## Start Rows

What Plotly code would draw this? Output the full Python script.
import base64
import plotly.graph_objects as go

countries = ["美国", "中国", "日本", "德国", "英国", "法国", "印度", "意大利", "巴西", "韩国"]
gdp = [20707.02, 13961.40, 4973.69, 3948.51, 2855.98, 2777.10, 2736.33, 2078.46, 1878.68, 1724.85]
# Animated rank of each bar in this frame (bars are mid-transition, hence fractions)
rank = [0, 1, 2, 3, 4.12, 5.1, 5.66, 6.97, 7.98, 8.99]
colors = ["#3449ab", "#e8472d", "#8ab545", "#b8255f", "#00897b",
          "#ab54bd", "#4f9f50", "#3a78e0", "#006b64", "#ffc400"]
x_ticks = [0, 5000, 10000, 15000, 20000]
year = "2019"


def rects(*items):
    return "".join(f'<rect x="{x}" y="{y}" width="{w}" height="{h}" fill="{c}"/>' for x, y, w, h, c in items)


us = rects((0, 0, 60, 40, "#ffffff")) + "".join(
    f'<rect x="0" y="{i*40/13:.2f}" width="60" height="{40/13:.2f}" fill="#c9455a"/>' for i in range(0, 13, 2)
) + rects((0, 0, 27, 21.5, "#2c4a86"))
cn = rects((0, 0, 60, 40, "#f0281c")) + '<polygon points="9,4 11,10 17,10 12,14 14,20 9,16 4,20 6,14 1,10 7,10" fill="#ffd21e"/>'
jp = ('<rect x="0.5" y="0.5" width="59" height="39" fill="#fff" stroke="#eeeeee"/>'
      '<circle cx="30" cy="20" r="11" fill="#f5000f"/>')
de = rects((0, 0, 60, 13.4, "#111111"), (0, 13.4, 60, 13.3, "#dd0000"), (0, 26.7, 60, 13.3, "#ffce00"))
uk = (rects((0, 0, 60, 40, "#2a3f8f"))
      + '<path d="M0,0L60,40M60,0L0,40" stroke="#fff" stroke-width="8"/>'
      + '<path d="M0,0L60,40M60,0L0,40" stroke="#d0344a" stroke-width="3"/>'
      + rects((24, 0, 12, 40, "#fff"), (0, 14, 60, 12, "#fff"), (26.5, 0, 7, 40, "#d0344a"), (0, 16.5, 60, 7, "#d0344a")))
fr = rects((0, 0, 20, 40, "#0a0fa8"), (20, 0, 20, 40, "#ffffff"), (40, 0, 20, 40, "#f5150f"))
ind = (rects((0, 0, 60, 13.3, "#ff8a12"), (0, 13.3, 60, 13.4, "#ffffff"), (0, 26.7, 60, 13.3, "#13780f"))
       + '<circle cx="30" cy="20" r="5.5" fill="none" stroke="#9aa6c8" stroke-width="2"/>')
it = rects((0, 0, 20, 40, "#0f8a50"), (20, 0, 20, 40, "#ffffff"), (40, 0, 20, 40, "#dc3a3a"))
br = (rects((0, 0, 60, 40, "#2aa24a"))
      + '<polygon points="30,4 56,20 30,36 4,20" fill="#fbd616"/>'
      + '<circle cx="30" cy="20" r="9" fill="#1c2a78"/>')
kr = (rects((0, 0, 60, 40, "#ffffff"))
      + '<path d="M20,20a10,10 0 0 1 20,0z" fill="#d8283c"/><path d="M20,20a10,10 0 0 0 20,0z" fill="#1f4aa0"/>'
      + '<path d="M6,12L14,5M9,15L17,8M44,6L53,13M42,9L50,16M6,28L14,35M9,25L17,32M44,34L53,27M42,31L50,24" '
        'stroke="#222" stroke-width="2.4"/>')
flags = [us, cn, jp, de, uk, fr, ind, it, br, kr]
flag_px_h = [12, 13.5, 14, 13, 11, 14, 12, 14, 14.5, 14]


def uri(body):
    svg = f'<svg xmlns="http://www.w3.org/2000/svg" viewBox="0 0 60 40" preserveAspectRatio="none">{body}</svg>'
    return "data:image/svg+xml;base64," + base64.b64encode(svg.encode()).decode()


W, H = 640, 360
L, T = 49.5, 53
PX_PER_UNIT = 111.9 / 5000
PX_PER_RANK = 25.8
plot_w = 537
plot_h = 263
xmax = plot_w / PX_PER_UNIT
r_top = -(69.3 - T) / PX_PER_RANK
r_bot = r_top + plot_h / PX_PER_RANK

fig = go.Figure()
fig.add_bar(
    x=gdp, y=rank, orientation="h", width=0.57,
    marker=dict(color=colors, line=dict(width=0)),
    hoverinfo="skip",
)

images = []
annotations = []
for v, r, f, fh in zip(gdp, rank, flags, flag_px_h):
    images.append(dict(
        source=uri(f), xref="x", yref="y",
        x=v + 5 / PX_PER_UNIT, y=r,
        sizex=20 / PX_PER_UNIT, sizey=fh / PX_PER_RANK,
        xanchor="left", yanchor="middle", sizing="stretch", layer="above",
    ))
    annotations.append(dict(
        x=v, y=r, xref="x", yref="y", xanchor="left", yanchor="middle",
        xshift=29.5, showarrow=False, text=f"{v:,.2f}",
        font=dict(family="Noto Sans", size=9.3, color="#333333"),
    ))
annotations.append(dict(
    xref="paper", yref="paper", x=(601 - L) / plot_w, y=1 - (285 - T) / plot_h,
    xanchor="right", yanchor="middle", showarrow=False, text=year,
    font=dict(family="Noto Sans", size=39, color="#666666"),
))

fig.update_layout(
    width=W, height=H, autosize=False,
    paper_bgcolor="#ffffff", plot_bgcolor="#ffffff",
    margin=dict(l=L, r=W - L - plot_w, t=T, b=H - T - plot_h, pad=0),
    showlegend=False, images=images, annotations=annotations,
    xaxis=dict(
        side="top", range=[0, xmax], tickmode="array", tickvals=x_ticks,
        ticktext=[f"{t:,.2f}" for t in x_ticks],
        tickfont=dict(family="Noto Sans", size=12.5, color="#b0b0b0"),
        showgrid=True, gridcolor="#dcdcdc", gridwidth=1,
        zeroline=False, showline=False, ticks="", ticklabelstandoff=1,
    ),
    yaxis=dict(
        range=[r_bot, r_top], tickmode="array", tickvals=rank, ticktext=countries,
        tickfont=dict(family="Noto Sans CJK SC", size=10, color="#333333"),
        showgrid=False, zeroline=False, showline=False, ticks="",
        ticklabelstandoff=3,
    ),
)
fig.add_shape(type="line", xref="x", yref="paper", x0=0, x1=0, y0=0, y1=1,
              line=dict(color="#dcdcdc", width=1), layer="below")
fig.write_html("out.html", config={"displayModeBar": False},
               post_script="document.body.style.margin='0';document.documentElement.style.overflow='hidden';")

## End Rows
## Start Rows

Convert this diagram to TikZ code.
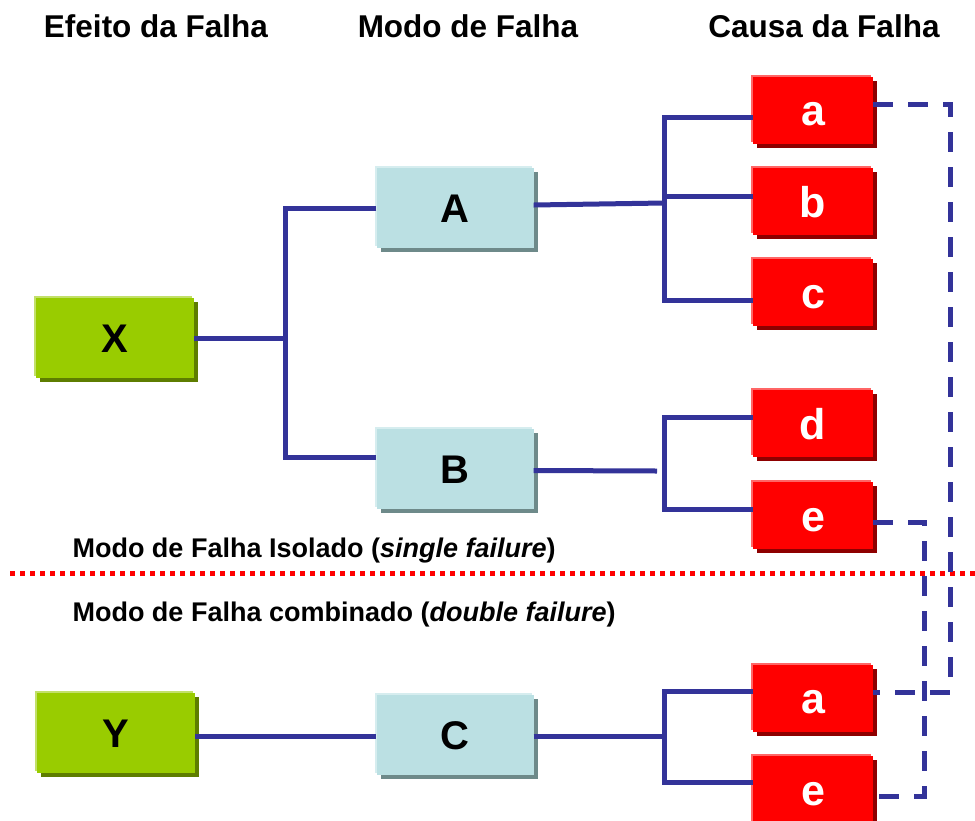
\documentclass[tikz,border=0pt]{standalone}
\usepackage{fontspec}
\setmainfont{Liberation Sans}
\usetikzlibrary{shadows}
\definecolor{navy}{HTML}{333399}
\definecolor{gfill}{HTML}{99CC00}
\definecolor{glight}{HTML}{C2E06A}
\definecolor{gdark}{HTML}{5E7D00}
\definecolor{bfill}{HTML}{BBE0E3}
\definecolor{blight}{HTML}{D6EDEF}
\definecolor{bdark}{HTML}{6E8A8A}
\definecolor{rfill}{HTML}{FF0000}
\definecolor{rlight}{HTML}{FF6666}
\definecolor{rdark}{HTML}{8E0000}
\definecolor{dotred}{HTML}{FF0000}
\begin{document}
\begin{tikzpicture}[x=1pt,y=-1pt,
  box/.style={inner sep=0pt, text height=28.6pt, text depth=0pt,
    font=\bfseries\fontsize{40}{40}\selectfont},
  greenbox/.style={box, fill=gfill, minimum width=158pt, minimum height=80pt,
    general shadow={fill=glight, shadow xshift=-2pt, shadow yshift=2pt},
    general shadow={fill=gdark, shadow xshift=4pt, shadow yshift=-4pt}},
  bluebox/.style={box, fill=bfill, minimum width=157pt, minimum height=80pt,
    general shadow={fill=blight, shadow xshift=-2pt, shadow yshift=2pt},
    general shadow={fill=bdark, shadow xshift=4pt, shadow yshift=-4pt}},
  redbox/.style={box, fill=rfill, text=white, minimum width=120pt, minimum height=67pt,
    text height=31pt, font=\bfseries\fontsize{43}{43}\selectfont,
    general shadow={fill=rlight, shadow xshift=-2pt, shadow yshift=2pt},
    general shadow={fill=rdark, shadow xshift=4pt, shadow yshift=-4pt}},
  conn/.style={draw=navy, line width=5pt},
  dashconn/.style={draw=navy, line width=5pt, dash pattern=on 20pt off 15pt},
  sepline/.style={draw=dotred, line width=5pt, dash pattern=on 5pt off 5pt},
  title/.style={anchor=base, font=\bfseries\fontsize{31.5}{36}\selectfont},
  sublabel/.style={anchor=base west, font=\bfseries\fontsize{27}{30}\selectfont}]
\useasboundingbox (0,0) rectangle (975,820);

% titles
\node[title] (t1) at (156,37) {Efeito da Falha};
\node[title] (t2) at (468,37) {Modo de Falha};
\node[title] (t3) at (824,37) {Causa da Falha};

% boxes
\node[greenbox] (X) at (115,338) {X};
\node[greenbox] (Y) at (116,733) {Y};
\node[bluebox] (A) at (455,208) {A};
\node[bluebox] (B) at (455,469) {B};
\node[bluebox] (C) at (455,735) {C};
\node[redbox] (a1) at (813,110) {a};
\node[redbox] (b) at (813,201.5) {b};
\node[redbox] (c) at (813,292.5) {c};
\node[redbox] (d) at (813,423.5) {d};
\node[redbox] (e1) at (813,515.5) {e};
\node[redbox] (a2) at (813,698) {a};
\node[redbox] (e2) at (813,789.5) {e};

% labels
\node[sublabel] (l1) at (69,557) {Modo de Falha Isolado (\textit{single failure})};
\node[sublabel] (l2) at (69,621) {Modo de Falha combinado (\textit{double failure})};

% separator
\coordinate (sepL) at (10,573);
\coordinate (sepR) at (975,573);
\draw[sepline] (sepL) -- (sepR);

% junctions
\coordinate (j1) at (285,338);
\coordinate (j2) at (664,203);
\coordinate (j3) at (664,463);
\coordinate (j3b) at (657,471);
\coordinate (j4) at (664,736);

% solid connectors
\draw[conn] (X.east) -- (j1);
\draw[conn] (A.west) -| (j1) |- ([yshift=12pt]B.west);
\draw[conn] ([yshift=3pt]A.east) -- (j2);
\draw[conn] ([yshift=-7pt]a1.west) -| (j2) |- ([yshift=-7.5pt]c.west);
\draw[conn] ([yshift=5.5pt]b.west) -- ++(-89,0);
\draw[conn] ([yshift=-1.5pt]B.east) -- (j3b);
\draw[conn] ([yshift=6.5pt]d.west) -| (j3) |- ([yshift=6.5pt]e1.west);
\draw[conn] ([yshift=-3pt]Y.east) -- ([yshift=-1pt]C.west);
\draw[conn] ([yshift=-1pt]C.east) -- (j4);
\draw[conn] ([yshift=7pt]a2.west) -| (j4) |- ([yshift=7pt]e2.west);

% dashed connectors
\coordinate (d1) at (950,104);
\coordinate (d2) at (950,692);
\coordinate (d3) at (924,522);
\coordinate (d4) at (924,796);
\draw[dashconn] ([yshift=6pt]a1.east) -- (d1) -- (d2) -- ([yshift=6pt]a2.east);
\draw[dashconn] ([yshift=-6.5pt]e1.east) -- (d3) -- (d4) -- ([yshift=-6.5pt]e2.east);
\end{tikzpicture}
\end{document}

## End Rows
## Start Rows

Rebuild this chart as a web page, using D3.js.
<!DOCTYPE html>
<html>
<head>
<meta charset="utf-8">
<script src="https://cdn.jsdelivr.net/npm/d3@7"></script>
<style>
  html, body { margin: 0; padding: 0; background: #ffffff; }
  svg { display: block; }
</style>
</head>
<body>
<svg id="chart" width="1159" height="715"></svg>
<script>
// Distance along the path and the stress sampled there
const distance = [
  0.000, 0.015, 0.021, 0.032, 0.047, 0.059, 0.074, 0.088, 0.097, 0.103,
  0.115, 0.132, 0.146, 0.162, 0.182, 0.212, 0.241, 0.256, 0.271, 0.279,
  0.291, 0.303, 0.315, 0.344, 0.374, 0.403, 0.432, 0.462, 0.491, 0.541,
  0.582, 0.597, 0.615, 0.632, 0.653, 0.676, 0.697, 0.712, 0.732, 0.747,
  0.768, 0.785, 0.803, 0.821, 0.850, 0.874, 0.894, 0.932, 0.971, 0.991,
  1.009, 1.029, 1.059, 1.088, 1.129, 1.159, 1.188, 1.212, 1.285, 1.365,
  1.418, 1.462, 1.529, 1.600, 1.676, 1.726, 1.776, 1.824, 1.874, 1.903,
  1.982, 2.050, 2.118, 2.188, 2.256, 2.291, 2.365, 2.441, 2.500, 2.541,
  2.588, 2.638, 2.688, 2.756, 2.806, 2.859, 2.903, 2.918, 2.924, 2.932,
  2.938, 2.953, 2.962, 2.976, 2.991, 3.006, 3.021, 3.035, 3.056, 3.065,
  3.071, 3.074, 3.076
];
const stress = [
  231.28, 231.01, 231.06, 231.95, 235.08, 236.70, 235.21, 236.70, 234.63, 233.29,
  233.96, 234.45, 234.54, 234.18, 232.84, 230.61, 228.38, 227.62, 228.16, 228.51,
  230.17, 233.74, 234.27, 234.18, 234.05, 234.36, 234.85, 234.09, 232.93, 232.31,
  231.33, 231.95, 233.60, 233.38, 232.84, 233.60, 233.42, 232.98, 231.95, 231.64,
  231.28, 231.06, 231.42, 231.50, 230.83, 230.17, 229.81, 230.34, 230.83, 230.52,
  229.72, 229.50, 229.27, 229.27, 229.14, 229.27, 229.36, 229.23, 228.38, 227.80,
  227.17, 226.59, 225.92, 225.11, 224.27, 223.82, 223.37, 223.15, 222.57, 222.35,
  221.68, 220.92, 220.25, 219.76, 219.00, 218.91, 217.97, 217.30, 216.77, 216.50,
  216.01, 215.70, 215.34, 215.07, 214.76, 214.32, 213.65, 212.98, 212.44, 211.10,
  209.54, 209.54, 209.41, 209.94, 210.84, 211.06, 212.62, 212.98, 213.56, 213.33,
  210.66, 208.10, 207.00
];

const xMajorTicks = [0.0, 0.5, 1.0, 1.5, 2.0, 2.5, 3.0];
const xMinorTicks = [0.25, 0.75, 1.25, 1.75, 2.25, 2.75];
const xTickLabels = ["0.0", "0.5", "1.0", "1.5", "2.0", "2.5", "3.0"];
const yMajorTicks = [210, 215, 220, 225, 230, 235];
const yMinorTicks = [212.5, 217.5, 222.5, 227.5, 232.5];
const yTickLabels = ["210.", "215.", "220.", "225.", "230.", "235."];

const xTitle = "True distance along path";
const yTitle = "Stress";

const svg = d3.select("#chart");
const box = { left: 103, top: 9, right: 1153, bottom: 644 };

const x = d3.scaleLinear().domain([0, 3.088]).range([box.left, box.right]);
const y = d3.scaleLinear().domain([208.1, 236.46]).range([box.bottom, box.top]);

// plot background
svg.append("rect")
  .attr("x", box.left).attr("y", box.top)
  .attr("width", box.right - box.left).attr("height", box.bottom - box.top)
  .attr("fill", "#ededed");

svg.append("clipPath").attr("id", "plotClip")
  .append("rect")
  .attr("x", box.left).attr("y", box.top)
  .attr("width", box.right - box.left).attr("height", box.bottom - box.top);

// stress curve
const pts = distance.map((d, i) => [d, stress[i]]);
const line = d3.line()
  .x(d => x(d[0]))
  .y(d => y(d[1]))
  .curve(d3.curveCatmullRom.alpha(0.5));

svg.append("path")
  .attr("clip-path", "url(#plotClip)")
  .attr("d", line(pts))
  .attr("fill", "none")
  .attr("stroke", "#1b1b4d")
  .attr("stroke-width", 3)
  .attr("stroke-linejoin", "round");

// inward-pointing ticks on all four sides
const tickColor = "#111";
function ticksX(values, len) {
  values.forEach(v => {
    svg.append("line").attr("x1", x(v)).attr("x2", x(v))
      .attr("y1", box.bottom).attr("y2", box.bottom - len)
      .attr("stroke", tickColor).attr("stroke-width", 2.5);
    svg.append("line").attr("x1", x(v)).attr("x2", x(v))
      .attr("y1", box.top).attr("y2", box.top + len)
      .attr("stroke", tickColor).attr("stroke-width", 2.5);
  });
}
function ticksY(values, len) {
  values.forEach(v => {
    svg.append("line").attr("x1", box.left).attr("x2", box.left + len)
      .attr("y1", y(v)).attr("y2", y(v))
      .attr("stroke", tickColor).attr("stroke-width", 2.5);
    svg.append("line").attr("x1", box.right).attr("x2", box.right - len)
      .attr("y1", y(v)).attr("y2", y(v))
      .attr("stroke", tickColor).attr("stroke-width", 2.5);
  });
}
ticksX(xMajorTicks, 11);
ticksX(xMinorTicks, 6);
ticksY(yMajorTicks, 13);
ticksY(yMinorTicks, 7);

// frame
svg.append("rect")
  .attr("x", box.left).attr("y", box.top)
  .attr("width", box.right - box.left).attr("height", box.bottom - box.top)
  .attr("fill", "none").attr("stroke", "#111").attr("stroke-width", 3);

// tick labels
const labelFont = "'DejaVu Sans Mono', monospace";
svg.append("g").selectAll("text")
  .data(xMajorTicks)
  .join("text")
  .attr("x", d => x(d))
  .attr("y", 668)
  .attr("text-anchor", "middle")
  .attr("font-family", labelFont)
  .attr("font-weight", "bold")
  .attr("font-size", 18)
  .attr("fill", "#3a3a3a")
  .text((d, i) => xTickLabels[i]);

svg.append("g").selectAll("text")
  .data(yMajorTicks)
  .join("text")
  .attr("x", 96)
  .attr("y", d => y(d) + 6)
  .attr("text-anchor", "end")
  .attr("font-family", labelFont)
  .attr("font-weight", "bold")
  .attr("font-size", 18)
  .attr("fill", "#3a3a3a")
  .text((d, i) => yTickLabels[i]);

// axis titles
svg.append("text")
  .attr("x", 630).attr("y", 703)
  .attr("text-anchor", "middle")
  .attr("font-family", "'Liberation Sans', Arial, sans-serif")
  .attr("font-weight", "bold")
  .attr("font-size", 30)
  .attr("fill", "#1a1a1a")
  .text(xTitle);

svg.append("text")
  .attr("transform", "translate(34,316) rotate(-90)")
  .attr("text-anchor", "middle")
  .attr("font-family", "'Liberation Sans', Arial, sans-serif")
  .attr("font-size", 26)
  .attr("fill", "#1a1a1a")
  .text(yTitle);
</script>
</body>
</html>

## End Rows

**Problem to solve**
Give again the run of lines that opens at the line with "What Plotly code" and closes at the line with "c in items)", exactly, and only that run.

**Task response**
What Plotly code would draw this? Output the full Python script.
import base64
import plotly.graph_objects as go

countries = ["美国", "中国", "日本", "德国", "英国", "法国", "印度", "意大利", "巴西", "韩国"]
gdp = [20707.02, 13961.40, 4973.69, 3948.51, 2855.98, 2777.10, 2736.33, 2078.46, 1878.68, 1724.85]
# Animated rank of each bar in this frame (bars are mid-transition, hence fractions)
rank = [0, 1, 2, 3, 4.12, 5.1, 5.66, 6.97, 7.98, 8.99]
colors = ["#3449ab", "#e8472d", "#8ab545", "#b8255f", "#00897b",
          "#ab54bd", "#4f9f50", "#3a78e0", "#006b64", "#ffc400"]
x_ticks = [0, 5000, 10000, 15000, 20000]
year = "2019"


def rects(*items):
    return "".join(f'<rect x="{x}" y="{y}" width="{w}" height="{h}" fill="{c}"/>' for x, y, w, h, c in items)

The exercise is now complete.